Production lost due to wet weather delays was offset by operational efficiencies and lower strip ratios but the full year production figure was 7% lower than the prior year at 5.8 million tonnes. The July quarter production figure came in at 1.5Mt.
The cessation of mining at Oakleigh in early 2013, and scaling back of the Jeebropilly operations in light of market conditions also impacted on the final result.
The New Acland Coal Mine has responded to cost reduction programs and continues to perform as a low cost Australian producer, New Hope said.
However, Jeebropilly remains a problem for the company.

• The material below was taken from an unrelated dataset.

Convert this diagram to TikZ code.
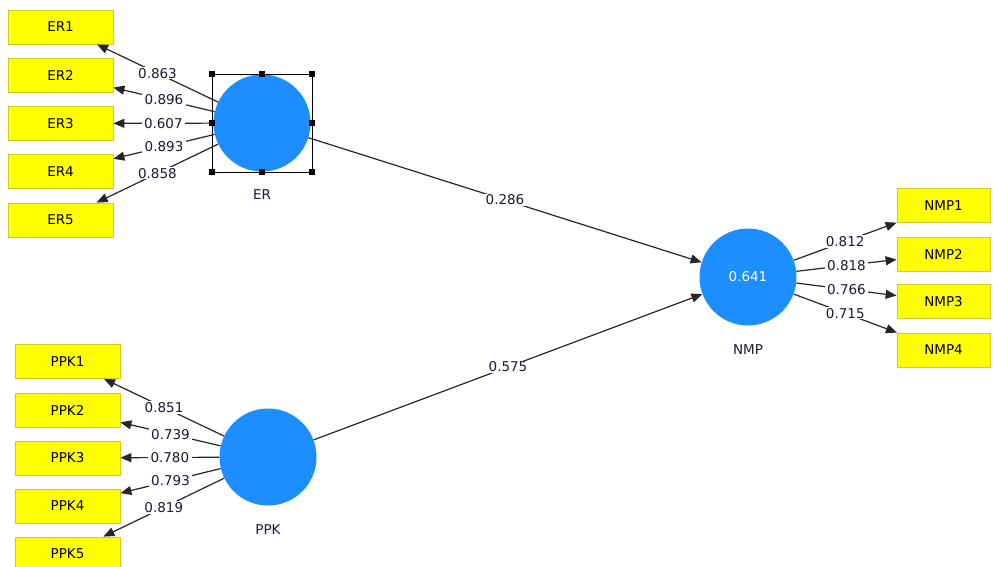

“Despite the recent restructuring, implementation of cost reduction programs and an improving exchange rate, the smaller Jeebropilly mine continues to operate at a loss,” New Hope said.
“At current margins, modelling suggests it is prudent to continue operating Jeebropilly at a loss in order to reduce the impact of fixed costs, and to undertake site rehabilitation in the most cost effective manner. This period will be a function of coal prices, foreign exchange rates and operating costs and will be closely monitored.”
Sales for the quarter recovered after a three week rail outage negatively impacted sales during the third quarter.
On a full year basis sales were down 4% reflecting the reduced production levels, but offset by a drawdown of coal inventory levels available from the start of the financial year.